Foreign investors remained net sellers at the Nairobi Securities Exchange for the sixth consecutive year in 2025, prioritizing liquidity and capital preservation over local market returns.
- •This persisted even as Kenyan equities posted back-to-back strong years in 2024 and 2025, underscoring a growing disconnect between market performance and offshore investor behaviour.
- •Net foreign outflows totalled KSh 11.6Bn in 2025, extending a selling trend that began in 2020. While the scale of exits moderated compared with the heavy drawdowns recorded in 2022–2024, the direction remained unchanged.

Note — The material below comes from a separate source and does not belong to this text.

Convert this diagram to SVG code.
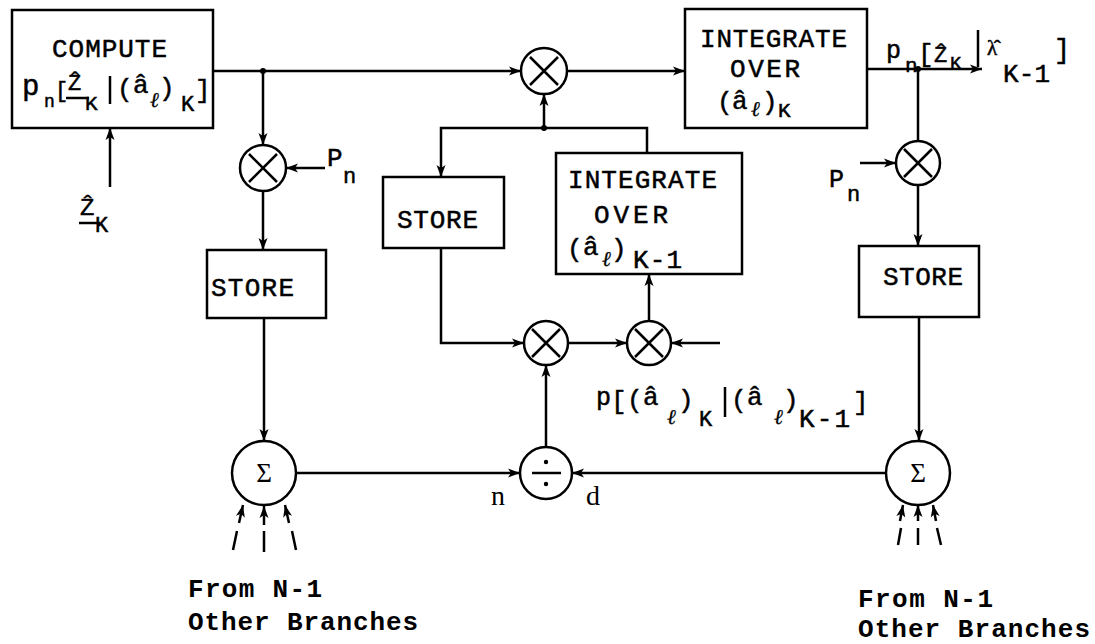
<svg xmlns="http://www.w3.org/2000/svg" width="1095" height="644" viewBox="0 0 1095 644">
<defs>
<marker id="ah" markerUnits="userSpaceOnUse" markerWidth="13" markerHeight="10" refX="12" refY="5" orient="auto" viewBox="0 0 13 10">
<path d="M0,0.5 L12,5 L0,9.5 L3,5 z" fill="#000"/>
</marker>
<style>
.bx{fill:#fff;stroke:#000;stroke-width:2.5}
.c{fill:#fff;stroke:#000;stroke-width:2.5}
.x{stroke:#000;stroke-width:2.5;fill:none}
.ln{fill:none;stroke:#000;stroke-width:2.5}
.t{font-family:"Liberation Mono","DejaVu Sans Mono",monospace;font-size:26px;fill:#000;stroke:#000;stroke-width:0.5}
.l{font-family:"Liberation Serif","DejaVu Serif",serif;font-style:italic;font-size:21px;stroke-width:0.3}
.sr{font-family:"Liberation Serif","DejaVu Serif",serif;font-size:28px;fill:#000}
.g{font-family:"Liberation Serif","DejaVu Serif",serif;font-size:27px;fill:#000}
.bt{font-family:"Liberation Mono","DejaVu Sans Mono",monospace;font-size:26px;font-weight:bold;fill:#000}
</style>
</defs>
<rect width="1095" height="644" fill="#fff"/>

<g id="connectors">
<path class="ln" d="M213,71 H521" marker-end="url(#ah)"/>
<path class="ln" d="M263,71 V145" marker-end="url(#ah)"/>
<path class="ln" d="M325,168 H286" marker-end="url(#ah)"/>
<path class="ln" d="M263,191 V250" marker-end="url(#ah)"/>
<path class="ln" d="M264,318 V441" marker-end="url(#ah)"/>
<path class="ln" d="M296,473 H520" marker-end="url(#ah)"/>
<path class="ln" d="M886,473 H572" marker-end="url(#ah)"/>
<path class="ln" d="M546,447 V365" marker-end="url(#ah)"/>
<path class="ln" d="M441,248 V343 H524" marker-end="url(#ah)"/>
<path class="ln" d="M567,343 H627" marker-end="url(#ah)"/>
<path class="ln" d="M649,321 V274" marker-end="url(#ah)"/>
<path class="ln" d="M720,343 H671" marker-end="url(#ah)"/>
<path class="ln" d="M647,153 V128 H441 V177" marker-end="url(#ah)"/>
<path class="ln" d="M544,128 V94" marker-end="url(#ah)"/>
<path class="ln" d="M567,71 H685" marker-end="url(#ah)"/>
<path class="ln" d="M867,69 H982" marker-end="url(#ah)"/>
<path class="ln" d="M918,69 V141"/>
<path class="ln" d="M860,163 H896" marker-end="url(#ah)"/>
<path class="ln" d="M918,185 V246" marker-end="url(#ah)"/>
<path class="ln" d="M919,317 V441" marker-end="url(#ah)"/>
<path class="ln" d="M110,187 V128" marker-end="url(#ah)"/>
<path class="ln" d="M239,523 L243,505" marker-end="url(#ah)"/>
<path class="ln" d="M264,525 V506" marker-end="url(#ah)"/>
<path class="ln" d="M289,523 L285,505" marker-end="url(#ah)"/>
<path class="ln" d="M233,550 L237,531 M264,531 V552 M296,550 L292,531"/>
<path class="ln" d="M900,521 L903,505" marker-end="url(#ah)"/>
<path class="ln" d="M918,521 V505" marker-end="url(#ah)"/>
<path class="ln" d="M936,521 L933,505" marker-end="url(#ah)"/>
<path class="ln" d="M898,545 L901,528 M918,528 V545 M937,528 L941,545"/>
<circle cx="263" cy="71" r="3"/>
<circle cx="544" cy="128" r="3"/>
<circle cx="918" cy="69" r="3"/>
</g>

<g id="compute">
<rect class="bx" x="12" y="10" width="201" height="118"/>
<text class="t" x="52" y="57" textLength="115" lengthAdjust="spacing">COMPUTE</text>
<text class="t"><tspan x="22" y="95" font-size="29">p</tspan><tspan x="44" y="107" font-size="18">n</tspan><tspan x="55" y="97" font-size="22">[</tspan><tspan x="68" y="90" font-size="22">Ẑ</tspan><tspan x="85" y="110" font-size="21">K</tspan><tspan x="117" y="97">(</tspan><tspan x="133" y="93">â</tspan><tspan class="l" x="150" y="107">ℓ</tspan><tspan x="159" y="96">)</tspan><tspan x="181" y="111" font-size="22">K</tspan><tspan x="195" y="98">]</tspan></text>
<line class="ln" x1="66" y1="98" x2="89" y2="98" stroke-width="2"/>
<line class="ln" x1="110" y1="76" x2="110" y2="104" stroke-width="2"/>
</g>

<g id="z-input">
<text class="t"><tspan x="80" y="215" font-size="24">Ẑ</tspan><tspan x="95" y="232" font-size="22">K</tspan></text>
<line class="ln" x1="79" y1="223" x2="100" y2="223" stroke-width="2"/>
</g>

<g id="mult-left">
<circle class="c" cx="263" cy="168" r="23"/>
<path class="x" d="M249,154 L277,182 M277,154 L249,182"/>
<text class="t"><tspan x="327" y="166" font-size="26">P</tspan><tspan x="343" y="183" font-size="22">n</tspan></text>
</g>

<g id="store-left">
<rect class="bx" x="207" y="250" width="119" height="68"/>
<text class="t" x="211" y="296" textLength="83" lengthAdjust="spacing">STORE</text>
</g>

<g id="sum-left">
<circle class="c" cx="264" cy="473" r="32"/>
<text class="g" x="264" y="482" text-anchor="middle">Σ</text>
<text class="bt" x="188" y="597" textLength="134" lengthAdjust="spacing">From N-1</text>
<text class="bt" x="188" y="630" textLength="230" lengthAdjust="spacing">Other Branches</text>
</g>

<g id="mult-top">
<circle class="c" cx="544" cy="71" r="23"/>
<path class="x" d="M530,57 L558,85 M558,57 L530,85"/>
</g>

<g id="store-mid">
<rect class="bx" x="383" y="177" width="121" height="71"/>
<text class="t" x="397" y="228" textLength="81" lengthAdjust="spacing">STORE</text>
</g>

<g id="integrate-mid">
<rect class="bx" x="556" y="153" width="186" height="121"/>
<text class="t" x="568" y="188" textLength="149" lengthAdjust="spacing">INTEGRATE</text>
<text class="t" x="594" y="223" textLength="74" lengthAdjust="spacing">OVER</text>
<text class="t"><tspan x="567" y="257">(</tspan><tspan x="583" y="255">â</tspan><tspan class="l" x="602" y="266">ℓ</tspan><tspan x="611" y="257">)</tspan><tspan x="633" y="268" textLength="49" lengthAdjust="spacing">K-1</tspan></text>
</g>

<g id="integrate-top">
<rect class="bx" x="685" y="9" width="182" height="119"/>
<text class="t" x="700" y="47" textLength="147" lengthAdjust="spacing">INTEGRATE</text>
<text class="t" x="730" y="77" font-size="24" textLength="70" lengthAdjust="spacing">OVER</text>
<text class="t" font-size="24"><tspan x="717" y="110">(</tspan><tspan x="732" y="109">â</tspan><tspan class="l" x="751" y="116">ℓ</tspan><tspan x="762" y="110">)</tspan><tspan x="778" y="117" font-size="21">K</tspan></text>
</g>

<g id="output-label">
<text class="t"><tspan x="886" y="58" font-size="25">p</tspan><tspan x="905" y="72" font-size="21">n</tspan><tspan x="918" y="62">[</tspan><tspan x="934" y="62" font-size="22">Ẑ</tspan><tspan x="950" y="69" font-size="19">K</tspan><tspan x="987" y="55" font-family="Liberation Serif, DejaVu Serif, serif" font-size="21">λ̂</tspan><tspan x="1003" y="82" textLength="47" lengthAdjust="spacing">K-1</tspan><tspan x="1054" y="58" font-size="27">]</tspan></text>
<line class="ln" x1="978" y1="30" x2="978" y2="67" stroke-width="2"/>
</g>

<g id="mult-right">
<circle class="c" cx="918" cy="163" r="22"/>
<path class="x" d="M904,149 L932,177 M932,149 L904,177"/>
<text class="t"><tspan x="829" y="187" font-size="25">P</tspan><tspan x="847" y="201" font-size="22">n</tspan></text>
</g>

<g id="store-right">
<rect class="bx" x="859" y="246" width="120" height="71"/>
<text class="t" x="883" y="285" textLength="80" lengthAdjust="spacing">STORE</text>
</g>

<g id="sum-right">
<circle class="c" cx="918" cy="473" r="32"/>
<text class="g" x="918" y="482" text-anchor="middle">Σ</text>
<text class="bt" x="858" y="607" textLength="135" lengthAdjust="spacing">From N-1</text>
<text class="bt" x="858" y="637" textLength="232" lengthAdjust="spacing">Other Branches</text>
</g>

<g id="mult-b1">
<circle class="c" cx="546" cy="343" r="22"/>
<path class="x" d="M532,329 L560,357 M560,329 L532,357"/>
</g>

<g id="mult-b2">
<circle class="c" cx="649" cy="343" r="22"/>
<path class="x" d="M635,329 L663,357 M663,329 L635,357"/>
</g>

<g id="transition-label">
<text class="t"><tspan x="596" y="405" font-size="25">p</tspan><tspan x="611" y="409">[</tspan><tspan x="627" y="408">(</tspan><tspan x="643" y="405">â</tspan><tspan class="l" x="667" y="424">ℓ</tspan><tspan x="678" y="408">)</tspan><tspan x="699" y="426" font-size="22">K</tspan><tspan x="731" y="408">(</tspan><tspan x="747" y="405">â</tspan><tspan class="l" x="774" y="424">ℓ</tspan><tspan x="783" y="408">)</tspan><tspan x="799" y="427" textLength="51" lengthAdjust="spacing">K-1</tspan><tspan x="853" y="410">]</tspan></text>
<line class="ln" x1="725" y1="387" x2="725" y2="417" stroke-width="2"/>
</g>

<g id="divider">
<circle class="c" cx="546" cy="473" r="26"/>
<line class="ln" x1="532" y1="473" x2="561" y2="473" stroke-width="3"/>
<circle cx="546" cy="462" r="2.2"/>
<circle cx="546" cy="484" r="2.2"/>
<text class="sr" x="491" y="505">n</text>
<text class="sr" x="586" y="505">d</text>
</g>
</svg>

- •Foreign investors have now exited the market on a net basis for six straight years, even as the NSE All-Share Index delivered its strongest two-year run since launch.

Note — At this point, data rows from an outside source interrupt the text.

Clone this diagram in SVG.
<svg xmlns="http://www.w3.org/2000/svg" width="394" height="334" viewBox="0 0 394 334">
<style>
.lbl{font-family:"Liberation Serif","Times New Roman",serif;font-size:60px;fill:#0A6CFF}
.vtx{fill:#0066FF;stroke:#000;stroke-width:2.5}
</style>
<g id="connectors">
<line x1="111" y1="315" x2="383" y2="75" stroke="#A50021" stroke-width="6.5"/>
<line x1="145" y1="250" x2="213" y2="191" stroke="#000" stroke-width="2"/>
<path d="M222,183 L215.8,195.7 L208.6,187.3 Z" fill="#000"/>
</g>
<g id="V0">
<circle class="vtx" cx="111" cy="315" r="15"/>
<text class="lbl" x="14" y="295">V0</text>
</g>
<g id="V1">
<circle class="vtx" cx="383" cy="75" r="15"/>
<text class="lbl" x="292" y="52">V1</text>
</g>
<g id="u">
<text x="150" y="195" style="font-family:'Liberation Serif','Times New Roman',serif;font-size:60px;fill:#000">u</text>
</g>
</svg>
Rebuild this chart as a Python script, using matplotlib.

Monthly flow data shows how this played out. Foreign selling was consistent in the first quarter, eased in the second quarter, then intensified again in the second half of the year. June and August recorded inflows of KSh 820Mn and KSh 1.65Bn, but both were quickly reversed. September alone saw nearly KSh 5.0Bn in net outflows, followed by a further KSh 2.9Bn in November. These two months accounted for the bulk of annual foreign selling, highlighting the absence of sustained re-entry.
The pattern points to tactical positioning rather than renewed long-term interest. Offshore funds sold into rallies to reduce exposure rather than rebuild positions. December’s near-flat outcome reinforced this, suggesting portfolio rebalancing rather than conviction buying.
Participation data confirms a deeper structural shift. Before 2019, foreign investors routinely accounted for more than 60% of monthly NSE turnover, with several periods above 75%. That dominance has steadily eroded. Since 2022, foreign participation has trended lower and more volatile, frequently falling below 45%. In September 2025, foreign participation dropped to 28.0%, among the lowest readings since 2010.
At the same time, domestic investors have emerged as the market’s anchor. Pension funds, insurers, asset managers, and retail investors increased equity exposure as interest rates peaked and then eased. Local capital absorbed foreign supply, particularly in large-cap banks and high-dividend stocks, preventing sharp price dislocations that would previously have accompanied sustained foreign exits.
Global allocation dynamics help explain why foreigners remain cautious. Frontier markets continue to face headwinds from liquidity constraints, benchmark exclusions, currency risk, and competition from high-yielding developed-market assets. For many offshore funds, Kenya has increasingly served as a source of liquidity rather than a destination for long-term capital.